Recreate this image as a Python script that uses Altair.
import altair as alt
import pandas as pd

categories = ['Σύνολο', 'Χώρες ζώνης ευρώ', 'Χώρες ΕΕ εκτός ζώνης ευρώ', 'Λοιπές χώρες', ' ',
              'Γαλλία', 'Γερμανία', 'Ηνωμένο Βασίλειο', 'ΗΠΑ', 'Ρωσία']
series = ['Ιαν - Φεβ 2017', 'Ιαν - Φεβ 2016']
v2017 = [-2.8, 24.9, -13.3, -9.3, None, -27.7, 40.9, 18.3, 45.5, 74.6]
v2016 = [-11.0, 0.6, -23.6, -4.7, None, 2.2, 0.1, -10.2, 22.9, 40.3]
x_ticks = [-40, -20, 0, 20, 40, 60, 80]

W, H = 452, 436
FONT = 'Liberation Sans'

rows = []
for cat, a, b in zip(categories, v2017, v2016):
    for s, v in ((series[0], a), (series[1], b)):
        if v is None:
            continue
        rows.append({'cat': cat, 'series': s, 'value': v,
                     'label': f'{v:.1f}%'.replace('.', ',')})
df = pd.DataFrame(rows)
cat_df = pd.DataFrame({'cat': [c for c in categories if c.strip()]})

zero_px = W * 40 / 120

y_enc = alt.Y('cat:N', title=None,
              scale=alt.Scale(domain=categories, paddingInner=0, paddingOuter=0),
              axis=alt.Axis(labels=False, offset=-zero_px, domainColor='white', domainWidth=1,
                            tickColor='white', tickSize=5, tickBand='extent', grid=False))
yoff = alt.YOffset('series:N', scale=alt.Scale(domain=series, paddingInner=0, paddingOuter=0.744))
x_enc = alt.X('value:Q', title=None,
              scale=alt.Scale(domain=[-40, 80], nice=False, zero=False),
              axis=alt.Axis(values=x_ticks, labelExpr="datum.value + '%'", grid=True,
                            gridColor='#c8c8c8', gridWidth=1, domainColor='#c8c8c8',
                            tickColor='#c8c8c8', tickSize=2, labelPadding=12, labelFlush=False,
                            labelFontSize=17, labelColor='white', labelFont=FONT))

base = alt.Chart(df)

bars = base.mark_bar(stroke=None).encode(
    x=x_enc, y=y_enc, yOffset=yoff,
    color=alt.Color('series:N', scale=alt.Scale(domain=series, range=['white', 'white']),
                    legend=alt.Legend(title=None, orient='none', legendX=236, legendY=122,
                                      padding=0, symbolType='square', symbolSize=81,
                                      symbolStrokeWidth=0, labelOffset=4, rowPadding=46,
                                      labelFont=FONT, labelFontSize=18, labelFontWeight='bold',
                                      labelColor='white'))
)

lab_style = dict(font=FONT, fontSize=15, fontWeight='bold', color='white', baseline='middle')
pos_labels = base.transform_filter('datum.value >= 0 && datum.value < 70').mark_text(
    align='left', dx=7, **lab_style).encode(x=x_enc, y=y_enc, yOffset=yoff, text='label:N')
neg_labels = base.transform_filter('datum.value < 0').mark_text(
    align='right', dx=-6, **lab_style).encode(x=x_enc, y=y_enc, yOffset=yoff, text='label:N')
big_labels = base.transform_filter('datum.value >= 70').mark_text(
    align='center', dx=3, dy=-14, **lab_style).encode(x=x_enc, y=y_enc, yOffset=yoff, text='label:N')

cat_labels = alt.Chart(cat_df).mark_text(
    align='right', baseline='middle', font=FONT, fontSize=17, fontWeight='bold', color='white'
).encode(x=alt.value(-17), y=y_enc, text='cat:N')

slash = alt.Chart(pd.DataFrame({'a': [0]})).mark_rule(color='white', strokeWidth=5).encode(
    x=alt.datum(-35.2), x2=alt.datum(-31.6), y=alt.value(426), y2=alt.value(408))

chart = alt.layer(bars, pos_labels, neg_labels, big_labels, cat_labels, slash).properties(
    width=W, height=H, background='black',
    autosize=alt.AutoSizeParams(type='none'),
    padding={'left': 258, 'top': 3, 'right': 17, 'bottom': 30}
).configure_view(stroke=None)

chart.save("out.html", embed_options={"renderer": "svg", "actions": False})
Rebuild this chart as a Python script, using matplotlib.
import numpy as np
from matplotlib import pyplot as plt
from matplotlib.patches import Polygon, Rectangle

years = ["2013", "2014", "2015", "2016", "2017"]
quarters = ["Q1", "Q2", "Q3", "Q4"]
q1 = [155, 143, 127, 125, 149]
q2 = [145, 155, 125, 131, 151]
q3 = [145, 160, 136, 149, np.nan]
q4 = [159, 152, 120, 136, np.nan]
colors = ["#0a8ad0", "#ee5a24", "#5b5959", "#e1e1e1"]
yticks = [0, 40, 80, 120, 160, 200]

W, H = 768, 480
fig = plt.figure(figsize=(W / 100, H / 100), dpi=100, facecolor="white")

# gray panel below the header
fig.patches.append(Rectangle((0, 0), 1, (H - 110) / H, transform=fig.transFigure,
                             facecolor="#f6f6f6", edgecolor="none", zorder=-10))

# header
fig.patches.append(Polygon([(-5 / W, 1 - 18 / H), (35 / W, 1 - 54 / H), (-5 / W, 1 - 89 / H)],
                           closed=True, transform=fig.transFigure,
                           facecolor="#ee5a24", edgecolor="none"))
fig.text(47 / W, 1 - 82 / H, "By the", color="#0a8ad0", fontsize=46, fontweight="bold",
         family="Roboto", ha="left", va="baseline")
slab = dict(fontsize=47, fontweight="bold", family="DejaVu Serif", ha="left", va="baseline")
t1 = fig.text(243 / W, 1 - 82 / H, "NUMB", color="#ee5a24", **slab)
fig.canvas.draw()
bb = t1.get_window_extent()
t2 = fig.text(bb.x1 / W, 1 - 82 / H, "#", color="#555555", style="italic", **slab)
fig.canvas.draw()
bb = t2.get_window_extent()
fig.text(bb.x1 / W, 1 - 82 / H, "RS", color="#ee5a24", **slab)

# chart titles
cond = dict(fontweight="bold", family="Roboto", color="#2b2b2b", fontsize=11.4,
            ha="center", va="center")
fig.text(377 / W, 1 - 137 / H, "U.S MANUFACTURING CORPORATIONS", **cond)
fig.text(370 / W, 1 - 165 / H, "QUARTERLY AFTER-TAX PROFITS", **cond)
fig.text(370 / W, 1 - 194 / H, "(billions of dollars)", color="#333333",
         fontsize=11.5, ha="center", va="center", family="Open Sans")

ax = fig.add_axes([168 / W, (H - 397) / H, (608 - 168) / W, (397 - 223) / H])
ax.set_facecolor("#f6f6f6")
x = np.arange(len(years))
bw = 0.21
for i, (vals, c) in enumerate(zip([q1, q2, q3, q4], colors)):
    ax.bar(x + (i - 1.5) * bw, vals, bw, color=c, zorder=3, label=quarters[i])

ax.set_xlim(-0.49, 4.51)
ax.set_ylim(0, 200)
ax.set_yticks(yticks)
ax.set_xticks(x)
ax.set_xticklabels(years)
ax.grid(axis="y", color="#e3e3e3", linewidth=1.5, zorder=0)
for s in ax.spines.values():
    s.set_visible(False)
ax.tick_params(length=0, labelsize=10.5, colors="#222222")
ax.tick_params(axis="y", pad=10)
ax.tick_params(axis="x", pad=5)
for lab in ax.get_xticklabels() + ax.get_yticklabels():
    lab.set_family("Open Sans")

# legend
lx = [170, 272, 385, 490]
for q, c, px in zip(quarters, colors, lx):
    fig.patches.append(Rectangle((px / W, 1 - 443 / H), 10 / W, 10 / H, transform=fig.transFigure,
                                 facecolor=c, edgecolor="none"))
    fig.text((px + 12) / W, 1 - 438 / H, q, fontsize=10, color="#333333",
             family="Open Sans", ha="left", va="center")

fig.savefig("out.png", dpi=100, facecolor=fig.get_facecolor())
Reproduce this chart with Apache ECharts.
___
▶ _Goal_
Starting at the first line of the entries above, please extract each line up to and including the line with "zero_px = W * 40 / 120", unchanged, and add nothing.

▶ _Solution to this problem_
Recreate this image as a Python script that uses Altair.
import altair as alt
import pandas as pd

categories = ['Σύνολο', 'Χώρες ζώνης ευρώ', 'Χώρες ΕΕ εκτός ζώνης ευρώ', 'Λοιπές χώρες', ' ',
              'Γαλλία', 'Γερμανία', 'Ηνωμένο Βασίλειο', 'ΗΠΑ', 'Ρωσία']
series = ['Ιαν - Φεβ 2017', 'Ιαν - Φεβ 2016']
v2017 = [-2.8, 24.9, -13.3, -9.3, None, -27.7, 40.9, 18.3, 45.5, 74.6]
v2016 = [-11.0, 0.6, -23.6, -4.7, None, 2.2, 0.1, -10.2, 22.9, 40.3]
x_ticks = [-40, -20, 0, 20, 40, 60, 80]

W, H = 452, 436
FONT = 'Liberation Sans'

rows = []
for cat, a, b in zip(categories, v2017, v2016):
    for s, v in ((series[0], a), (series[1], b)):
        if v is None:
            continue
        rows.append({'cat': cat, 'series': s, 'value': v,
                     'label': f'{v:.1f}%'.replace('.', ',')})
df = pd.DataFrame(rows)
cat_df = pd.DataFrame({'cat': [c for c in categories if c.strip()]})

zero_px = W * 40 / 120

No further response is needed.